Tissue Retrieval and Histology
Immediately following euthanasia, the knee joints were excised, and the defects were exposed and imaged macroscopically. Whole joints were then fixed in 10% neutral buffered formalin (Sigma) and decalcified for approximately ten days in Immunocal Decalcifier solution (DECAL Company) with changes every three days before being processed for paraffin embedding and histological analyses. Sagittal sections (5 µm thickness) of the trochlear groove of the femur containing defect(s) were stained with 0.1% Safranin O (Electron Microscopy Sciences) and counterstained with Weigert’s haematoxylin (Electron Microscopy Sciences) and 0.02% fast green (Electron Microscopy Sciences). Immunohistochemistry was used to visualize type I (Sigma), II (clone 6B3 EMD Millipore) and X collagen (Clone X53, Quartett, Germany) and red fluorescent protein (ab34771, Abcam). The M.o.M™ (Mouse on Mouse) Detection Kit (Vector Laboratories Inc.) was used with the type I and type II collagen monoclonal antibodies to minimize background staining. Detection was performed using VECTASTAIN ABC and DAB reagents (Vector Laboratories Inc.). Sections were counterstained with Meyers Haematoxylin (Electron Microcroscopy Sciences). Images were acquired using a Nikon Eclipse 80i microscope and a Nikon Digital Sight DS-Ri1 camera.
Histological Scoring & Statistical Analysis
Quality of cartilage repair was determined using a modified ICRS II scoring system 3. The ICRS II scoring system was modified in the following ways: Tissue Morphology parameter was removed due to the requirement to view under polarized light, and this requirement was also removed from Middle/Deep zone assessment parameter.

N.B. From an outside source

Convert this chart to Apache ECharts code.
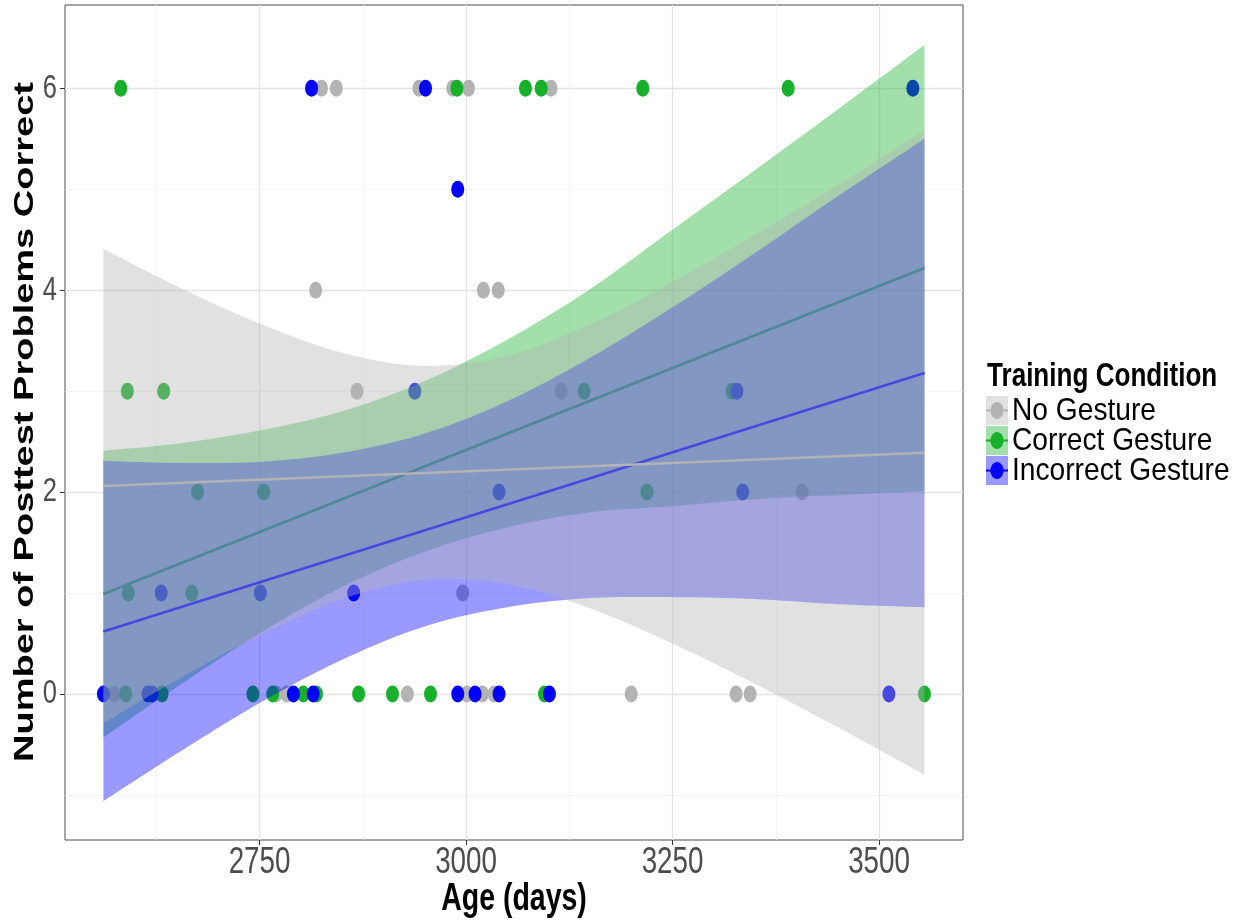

In addition, the ‘integration with adjacent cartilage’ and ‘degeneration in native adjacent cartilage’ parameters were added from the O’Driscoll scoring system 4.

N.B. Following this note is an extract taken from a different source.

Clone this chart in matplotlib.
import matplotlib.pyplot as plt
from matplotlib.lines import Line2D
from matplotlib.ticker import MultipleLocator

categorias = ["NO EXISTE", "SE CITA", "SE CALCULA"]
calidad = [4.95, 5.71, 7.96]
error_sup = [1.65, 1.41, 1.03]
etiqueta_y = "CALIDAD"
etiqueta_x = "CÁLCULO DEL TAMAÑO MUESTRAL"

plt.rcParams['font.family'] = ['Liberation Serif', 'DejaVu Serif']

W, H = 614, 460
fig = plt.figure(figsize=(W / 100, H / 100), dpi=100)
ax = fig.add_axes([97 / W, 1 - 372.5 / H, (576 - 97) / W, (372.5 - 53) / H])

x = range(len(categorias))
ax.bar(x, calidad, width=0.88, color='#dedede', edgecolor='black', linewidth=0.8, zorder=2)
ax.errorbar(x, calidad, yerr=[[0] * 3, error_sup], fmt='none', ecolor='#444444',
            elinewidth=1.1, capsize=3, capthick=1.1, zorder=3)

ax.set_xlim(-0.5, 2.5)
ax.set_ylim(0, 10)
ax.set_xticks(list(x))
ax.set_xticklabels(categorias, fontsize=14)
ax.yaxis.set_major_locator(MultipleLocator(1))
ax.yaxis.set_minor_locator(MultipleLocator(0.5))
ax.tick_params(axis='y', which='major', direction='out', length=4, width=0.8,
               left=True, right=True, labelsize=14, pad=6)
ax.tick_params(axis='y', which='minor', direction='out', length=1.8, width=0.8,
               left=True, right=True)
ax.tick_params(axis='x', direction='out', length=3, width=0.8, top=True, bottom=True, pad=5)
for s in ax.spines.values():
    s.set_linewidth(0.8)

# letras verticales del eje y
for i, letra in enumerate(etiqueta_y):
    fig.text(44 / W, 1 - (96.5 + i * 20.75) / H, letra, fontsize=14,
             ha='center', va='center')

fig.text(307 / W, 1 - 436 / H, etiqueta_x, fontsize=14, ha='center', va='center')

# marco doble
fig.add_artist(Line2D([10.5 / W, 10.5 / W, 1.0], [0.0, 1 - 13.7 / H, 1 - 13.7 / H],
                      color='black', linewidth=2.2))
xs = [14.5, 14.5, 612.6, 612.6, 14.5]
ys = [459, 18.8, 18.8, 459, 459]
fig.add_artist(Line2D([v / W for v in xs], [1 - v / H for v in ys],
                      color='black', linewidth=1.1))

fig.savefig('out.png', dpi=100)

Representative Safranin O-stained sections of each defect were randomized and scored by three independent, blinded individuals. Each defect was scored for matrix staining, cell morphology, chondrocyte clustering, surface architecture, basal integration, formation of a tidemark, subchondral bone abnormalities/marrow fibrosis, inflammation, abnormal calcification/ossification, vascularization, surface/superficial assessment, mid/deep zone assessment, overall assessment, integration with adjacent native cartilage, and degeneration of adjacent native cartilage. Each parameter was scored from 0 (poor repair) to 100 (normal articular cartilage).
For each of the fifteen microscopic parameters assessed, the scores from three blinded reviewers were averaged for each defect and plotted per treatment and time point. In order to compare successfully implanted defects to unimplanted defects, we excluded from these analyses the defects that received hESC-derived tissue but for which human tissue was not detected by immunohistochemical staining. A summary of outcome assessments of all defects, including those in which human tissue was implanted but not detected histologically, is provided as Supplementary Figure 2.

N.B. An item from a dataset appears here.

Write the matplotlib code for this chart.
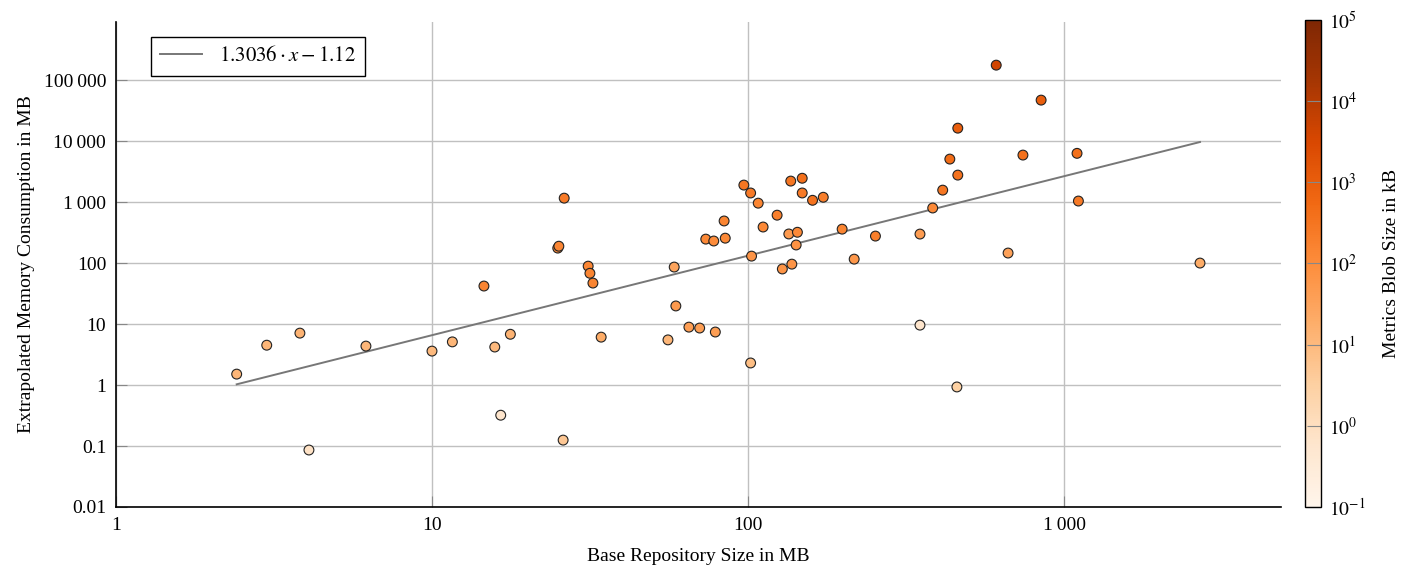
import numpy as np
import matplotlib
matplotlib.use('Agg')
import matplotlib.pyplot as plt
from matplotlib.colors import LogNorm
from matplotlib.ticker import FixedLocator, FixedFormatter, NullLocator

plt.rcParams['font.family'] = 'serif'
plt.rcParams['font.serif'] = ['Liberation Serif', 'DejaVu Serif']
plt.rcParams['mathtext.fontset'] = 'stix'
plt.rcParams['font.size'] = 14

# base repository size (MB), extrapolated memory (MB), metrics blob size (kB)
repo_size_mb = [2.41, 3.0, 3.82, 4.08, 6.18, 10.0, 11.6, 14.6, 15.8, 16.5, 17.7,
                25.0, 25.2, 26.2, 26.0, 31.2, 31.6, 32.3, 34.3, 55.8, 58.4, 59.1,
                65, 70.3, 73.5, 77.9, 78.8, 84, 84.7, 97, 101.9, 102.6, 101.9,
                107.7, 111.6, 123.6, 128.4, 134.6, 136.5, 137.6, 142, 143.3,
                148.4, 148.4, 160, 173, 198.5, 216.7, 253, 350, 350, 384, 413,
                435, 458, 461, 461, 610, 665, 741, 846, 1099, 1110, 2692]
memory_mb = [1.51, 4.5, 7.1, 0.086, 4.35, 3.6, 5.1, 42, 4.2, 0.32, 6.8,
             176, 189, 1160, 0.125, 89, 68, 47, 6.1, 5.5, 86, 19.8,
             8.9, 8.6, 247, 230, 7.4, 490, 256, 1900, 1410, 130, 2.3,
             960, 390, 610, 80, 300, 2210, 96, 198, 320,
             2460, 1410, 1070, 1200, 360, 116, 277, 299, 9.6, 800, 1570,
             5070, 0.93, 16300, 2770, 176000, 146, 5900, 47000, 6300, 1040, 100]
blob_kb = [12, 12, 14, 0.8, 12, 10, 12, 150, 10, 0.6, 14,
           120, 140, 250, 5, 140, 150, 150, 20, 12, 30, 50,
           40, 40, 120, 100, 40, 150, 120, 300, 250, 70, 8,
           150, 120, 200, 70, 50, 300, 70, 80, 120,
           400, 250, 350, 200, 150, 60, 200, 45, 0.6, 120, 300,
           500, 3, 1000, 350, 4000, 35, 400, 1000, 400, 250, 20]

fit_slope = 1.3036
fit_icpt = -1.12

y_ticks = [0.01, 0.1, 1, 10, 100, 1000, 10000, 100000]
y_labels = ['0.01', '0.1', '1', '10', '100', '1\u2009000', '10\u2009000', '100\u2009000']
x_ticks = [1, 10, 100, 1000]
x_labels = ['1', '10', '100', '1\u2009000']
cb_ticks = [0.1, 1, 10, 100, 1000, 10000, 100000]
cb_labels = [r'$10^{-1}$', r'$10^{0}$', r'$10^{1}$', r'$10^{2}$',
             r'$10^{3}$', r'$10^{4}$', r'$10^{5}$']

fig = plt.figure(figsize=(14.14, 5.68), dpi=100)
ax = fig.add_axes([0.082, 0.1074, 0.824, 0.854])
cax = fig.add_axes([0.923, 0.1074, 0.0113, 0.8574])

ax.set_xscale('log')
ax.set_yscale('log')
ax.set_xlim(1, 4860)
ax.set_ylim(0.01, 9e5)

# grid first so it sits behind the points
ax.grid(True, color='#c0c0c0', linewidth=1.0)
ax.set_axisbelow(True)

norm = LogNorm(vmin=0.1, vmax=1e5)
sc = ax.scatter(repo_size_mb, memory_mb, c=blob_kb, cmap='Oranges', norm=norm,
                s=50, edgecolors='#222222', linewidths=0.8, zorder=3)

# regression line in log-log space
xs = np.sort(np.array(repo_size_mb))
ys = np.exp(fit_icpt) * xs ** fit_slope
ax.plot(xs, ys, color='#777777', linewidth=1.4, zorder=2,
        label=r'$1.3036 \cdot x - 1.12$')

ax.xaxis.set_major_locator(FixedLocator(x_ticks))
ax.xaxis.set_major_formatter(FixedFormatter(x_labels))
ax.yaxis.set_major_locator(FixedLocator(y_ticks))
ax.yaxis.set_major_formatter(FixedFormatter(y_labels))
ax.xaxis.set_minor_locator(NullLocator())
ax.yaxis.set_minor_locator(NullLocator())
ax.tick_params(direction='in', length=8, color='#888888', labelsize=14, pad=7)

for s in ['top', 'right']:
    ax.spines[s].set_visible(False)
ax.spines['left'].set_linewidth(1.2)
ax.spines['bottom'].set_linewidth(1.2)

ax.set_xlabel('Base Repository Size in MB', fontsize=14, labelpad=10)
ax.set_ylabel('Extrapolated Memory Consumption in MB', fontsize=14, labelpad=6)

leg = ax.legend(loc='upper left', bbox_to_anchor=(0.030, 0.969), fontsize=15,
                fancybox=False, framealpha=1, edgecolor='black',
                handlelength=2.0, borderpad=0.45, borderaxespad=0)
leg.get_frame().set_linewidth(1.0)

cb = fig.colorbar(sc, cax=cax)
cb.outline.set_linewidth(1.0)
cb.ax.yaxis.set_major_locator(FixedLocator(cb_ticks))
cb.ax.yaxis.set_major_formatter(FixedFormatter(cb_labels))
cb.ax.yaxis.set_minor_locator(NullLocator())
cb.ax.set_xticks([])
cb.ax.tick_params(direction='in', length=10, color='#888888', labelsize=14, pad=6)
cb.set_label('Metrics Blob Size in kB', fontsize=14, labelpad=12)

fig.savefig('out.png', dpi=100)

Statistical analyses were performed in Prism (GraphPad) using type 2 one-tailed t-tests to compare defects receiving implants to those that did not receive implants at each time point, and to compare implanted or unimplanted defects over time. A p-value of less than 0.05 was considered significant.
Acknowledgements
The authors would like to thank Benedikt Proffen and Johannes Konrad (Boston Children’s Hospital) for histological scoring and members of the Craft laboratory for critical reading of the manuscript. This work was supported by an Accelerating Discoveries Research Award from the McEwen Centre for Regenerative Medicine, the Arthritis Program at the Krembil Research Institute, and a generous gift from the Krembil Foundation.